- [Raw data]
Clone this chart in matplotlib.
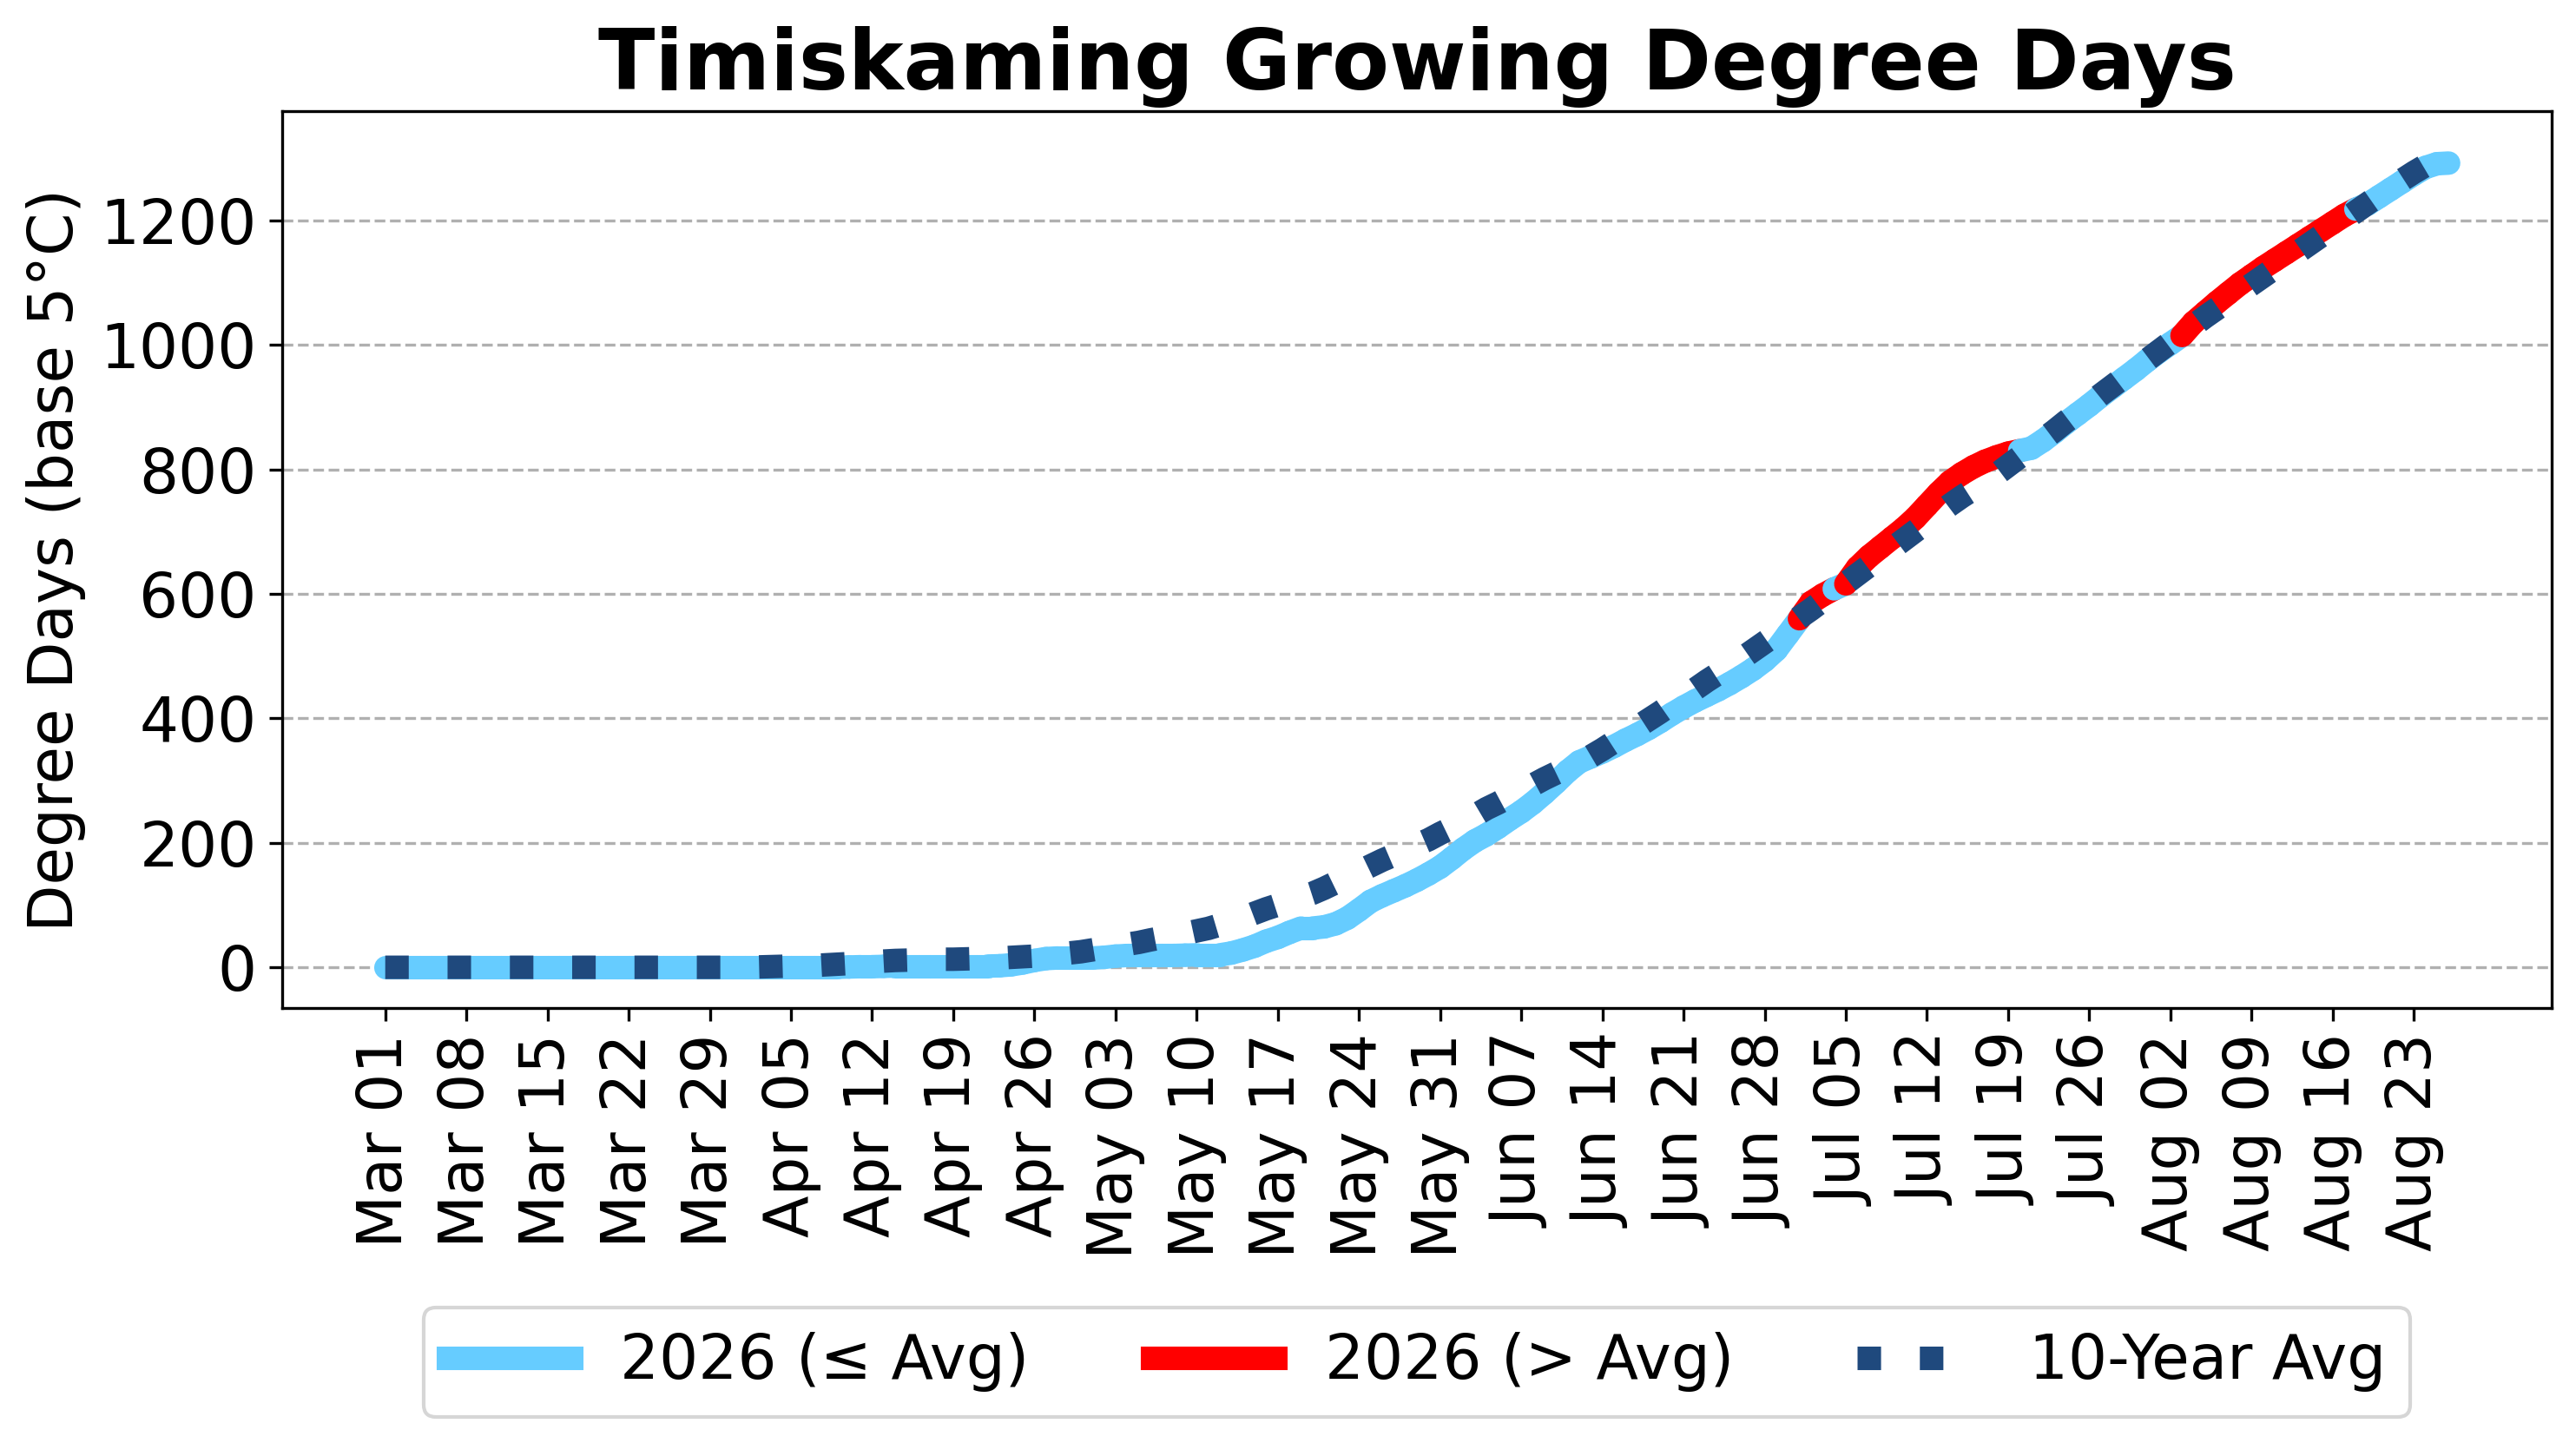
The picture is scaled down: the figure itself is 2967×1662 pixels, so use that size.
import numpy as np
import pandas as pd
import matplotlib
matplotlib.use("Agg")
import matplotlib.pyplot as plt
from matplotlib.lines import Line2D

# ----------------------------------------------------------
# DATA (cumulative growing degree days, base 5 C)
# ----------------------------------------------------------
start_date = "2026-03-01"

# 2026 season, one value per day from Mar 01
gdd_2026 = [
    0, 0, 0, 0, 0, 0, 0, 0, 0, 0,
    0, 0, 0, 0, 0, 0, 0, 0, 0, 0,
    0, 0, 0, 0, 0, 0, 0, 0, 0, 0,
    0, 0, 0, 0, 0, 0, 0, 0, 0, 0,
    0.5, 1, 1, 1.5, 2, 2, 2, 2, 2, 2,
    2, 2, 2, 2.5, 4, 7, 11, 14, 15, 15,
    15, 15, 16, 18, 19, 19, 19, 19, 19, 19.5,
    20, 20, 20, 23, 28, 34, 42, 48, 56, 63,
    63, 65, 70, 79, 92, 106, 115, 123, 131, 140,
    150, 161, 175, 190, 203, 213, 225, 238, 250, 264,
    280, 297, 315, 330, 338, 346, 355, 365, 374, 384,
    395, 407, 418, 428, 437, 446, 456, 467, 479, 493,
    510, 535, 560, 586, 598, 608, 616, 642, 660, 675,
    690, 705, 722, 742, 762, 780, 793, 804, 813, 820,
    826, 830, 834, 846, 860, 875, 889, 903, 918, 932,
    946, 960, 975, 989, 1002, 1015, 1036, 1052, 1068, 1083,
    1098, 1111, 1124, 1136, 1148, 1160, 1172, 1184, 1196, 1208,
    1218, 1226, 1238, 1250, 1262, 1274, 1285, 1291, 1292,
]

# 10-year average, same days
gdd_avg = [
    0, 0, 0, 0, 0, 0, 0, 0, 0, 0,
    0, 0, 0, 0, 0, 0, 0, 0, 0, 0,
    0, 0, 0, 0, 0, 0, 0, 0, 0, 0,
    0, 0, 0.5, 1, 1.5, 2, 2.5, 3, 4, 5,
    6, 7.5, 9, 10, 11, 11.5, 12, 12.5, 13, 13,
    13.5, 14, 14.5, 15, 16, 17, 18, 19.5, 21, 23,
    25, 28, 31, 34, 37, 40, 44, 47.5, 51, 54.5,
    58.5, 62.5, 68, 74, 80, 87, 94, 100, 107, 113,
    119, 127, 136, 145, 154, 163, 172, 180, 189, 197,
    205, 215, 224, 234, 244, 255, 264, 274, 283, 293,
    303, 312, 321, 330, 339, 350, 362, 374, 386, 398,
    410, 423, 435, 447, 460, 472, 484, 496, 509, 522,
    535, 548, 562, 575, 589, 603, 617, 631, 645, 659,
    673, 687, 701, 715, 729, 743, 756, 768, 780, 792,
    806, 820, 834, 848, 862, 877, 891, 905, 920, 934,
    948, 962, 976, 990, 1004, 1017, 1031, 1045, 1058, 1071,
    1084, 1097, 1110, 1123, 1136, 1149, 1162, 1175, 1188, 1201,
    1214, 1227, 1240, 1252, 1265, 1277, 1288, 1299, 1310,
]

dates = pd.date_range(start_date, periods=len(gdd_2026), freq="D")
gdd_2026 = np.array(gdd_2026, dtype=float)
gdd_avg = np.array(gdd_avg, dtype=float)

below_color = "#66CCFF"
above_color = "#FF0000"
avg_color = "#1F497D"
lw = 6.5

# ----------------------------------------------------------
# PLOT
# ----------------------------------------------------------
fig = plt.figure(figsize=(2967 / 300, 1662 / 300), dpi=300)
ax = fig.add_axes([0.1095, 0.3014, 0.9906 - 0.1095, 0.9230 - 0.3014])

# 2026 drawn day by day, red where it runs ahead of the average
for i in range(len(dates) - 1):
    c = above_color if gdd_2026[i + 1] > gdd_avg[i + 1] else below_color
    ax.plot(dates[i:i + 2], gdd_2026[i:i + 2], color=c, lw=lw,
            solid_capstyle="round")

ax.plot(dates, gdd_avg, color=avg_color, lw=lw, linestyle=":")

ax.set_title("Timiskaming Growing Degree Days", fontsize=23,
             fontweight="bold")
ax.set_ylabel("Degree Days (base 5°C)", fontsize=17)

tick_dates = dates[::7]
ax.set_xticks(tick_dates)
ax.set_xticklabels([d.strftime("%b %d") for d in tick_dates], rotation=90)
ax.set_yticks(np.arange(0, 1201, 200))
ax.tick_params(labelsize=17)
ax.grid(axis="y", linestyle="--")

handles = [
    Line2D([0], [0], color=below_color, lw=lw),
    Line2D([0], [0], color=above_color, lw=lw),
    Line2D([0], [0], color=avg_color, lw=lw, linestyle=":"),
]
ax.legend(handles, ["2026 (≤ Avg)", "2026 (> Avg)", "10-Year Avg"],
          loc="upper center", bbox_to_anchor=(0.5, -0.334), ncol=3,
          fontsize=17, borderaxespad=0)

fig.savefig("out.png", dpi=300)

- [Given problem]
Please write out all of the material above without changing a word, and omit any pictures.

- [Written response]
Clone this chart in matplotlib.
The picture is scaled down: the figure itself is 2967×1662 pixels, so use that size.
import numpy as np
import pandas as pd
import matplotlib
matplotlib.use("Agg")
import matplotlib.pyplot as plt
from matplotlib.lines import Line2D

# ----------------------------------------------------------
# DATA (cumulative growing degree days, base 5 C)
# ----------------------------------------------------------
start_date = "2026-03-01"

# 2026 season, one value per day from Mar 01
gdd_2026 = [
    0, 0, 0, 0, 0, 0, 0, 0, 0, 0,
    0, 0, 0, 0, 0, 0, 0, 0, 0, 0,
    0, 0, 0, 0, 0, 0, 0, 0, 0, 0,
    0, 0, 0, 0, 0, 0, 0, 0, 0, 0,
    0.5, 1, 1, 1.5, 2, 2, 2, 2, 2, 2,
    2, 2, 2, 2.5, 4, 7, 11, 14, 15, 15,
    15, 15, 16, 18, 19, 19, 19, 19, 19, 19.5,
    20, 20, 20, 23, 28, 34, 42, 48, 56, 63,
    63, 65, 70, 79, 92, 106, 115, 123, 131, 140,
    150, 161, 175, 190, 203, 213, 225, 238, 250, 264,
    280, 297, 315, 330, 338, 346, 355, 365, 374, 384,
    395, 407, 418, 428, 437, 446, 456, 467, 479, 493,
    510, 535, 560, 586, 598, 608, 616, 642, 660, 675,
    690, 705, 722, 742, 762, 780, 793, 804, 813, 820,
    826, 830, 834, 846, 860, 875, 889, 903, 918, 932,
    946, 960, 975, 989, 1002, 1015, 1036, 1052, 1068, 1083,
    1098, 1111, 1124, 1136, 1148, 1160, 1172, 1184, 1196, 1208,
    1218, 1226, 1238, 1250, 1262, 1274, 1285, 1291, 1292,
]

# 10-year average, same days
gdd_avg = [
    0, 0, 0, 0, 0, 0, 0, 0, 0, 0,
    0, 0, 0, 0, 0, 0, 0, 0, 0, 0,
    0, 0, 0, 0, 0, 0, 0, 0, 0, 0,
    0, 0, 0.5, 1, 1.5, 2, 2.5, 3, 4, 5,
    6, 7.5, 9, 10, 11, 11.5, 12, 12.5, 13, 13,
    13.5, 14, 14.5, 15, 16, 17, 18, 19.5, 21, 23,
    25, 28, 31, 34, 37, 40, 44, 47.5, 51, 54.5,
    58.5, 62.5, 68, 74, 80, 87, 94, 100, 107, 113,
    119, 127, 136, 145, 154, 163, 172, 180, 189, 197,
    205, 215, 224, 234, 244, 255, 264, 274, 283, 293,
    303, 312, 321, 330, 339, 350, 362, 374, 386, 398,
    410, 423, 435, 447, 460, 472, 484, 496, 509, 522,
    535, 548, 562, 575, 589, 603, 617, 631, 645, 659,
    673, 687, 701, 715, 729, 743, 756, 768, 780, 792,
    806, 820, 834, 848, 862, 877, 891, 905, 920, 934,
    948, 962, 976, 990, 1004, 1017, 1031, 1045, 1058, 1071,
    1084, 1097, 1110, 1123, 1136, 1149, 1162, 1175, 1188, 1201,
    1214, 1227, 1240, 1252, 1265, 1277, 1288, 1299, 1310,
]

dates = pd.date_range(start_date, periods=len(gdd_2026), freq="D")
gdd_2026 = np.array(gdd_2026, dtype=float)
gdd_avg = np.array(gdd_avg, dtype=float)

below_color = "#66CCFF"
above_color = "#FF0000"
avg_color = "#1F497D"
lw = 6.5

# ----------------------------------------------------------
# PLOT
# ----------------------------------------------------------
fig = plt.figure(figsize=(2967 / 300, 1662 / 300), dpi=300)
ax = fig.add_axes([0.1095, 0.3014, 0.9906 - 0.1095, 0.9230 - 0.3014])

# 2026 drawn day by day, red where it runs ahead of the average
for i in range(len(dates) - 1):
    c = above_color if gdd_2026[i + 1] > gdd_avg[i + 1] else below_color
    ax.plot(dates[i:i + 2], gdd_2026[i:i + 2], color=c, lw=lw,
            solid_capstyle="round")

ax.plot(dates, gdd_avg, color=avg_color, lw=lw, linestyle=":")

ax.set_title("Timiskaming Growing Degree Days", fontsize=23,
             fontweight="bold")
ax.set_ylabel("Degree Days (base 5°C)", fontsize=17)

tick_dates = dates[::7]
ax.set_xticks(tick_dates)
ax.set_xticklabels([d.strftime("%b %d") for d in tick_dates], rotation=90)
ax.set_yticks(np.arange(0, 1201, 200))
ax.tick_params(labelsize=17)
ax.grid(axis="y", linestyle="--")

handles = [
    Line2D([0], [0], color=below_color, lw=lw),
    Line2D([0], [0], color=above_color, lw=lw),
    Line2D([0], [0], color=avg_color, lw=lw, linestyle=":"),
]
ax.legend(handles, ["2026 (≤ Avg)", "2026 (> Avg)", "10-Year Avg"],
          loc="upper center", bbox_to_anchor=(0.5, -0.334), ncol=3,
          fontsize=17, borderaxespad=0)

fig.savefig("out.png", dpi=300)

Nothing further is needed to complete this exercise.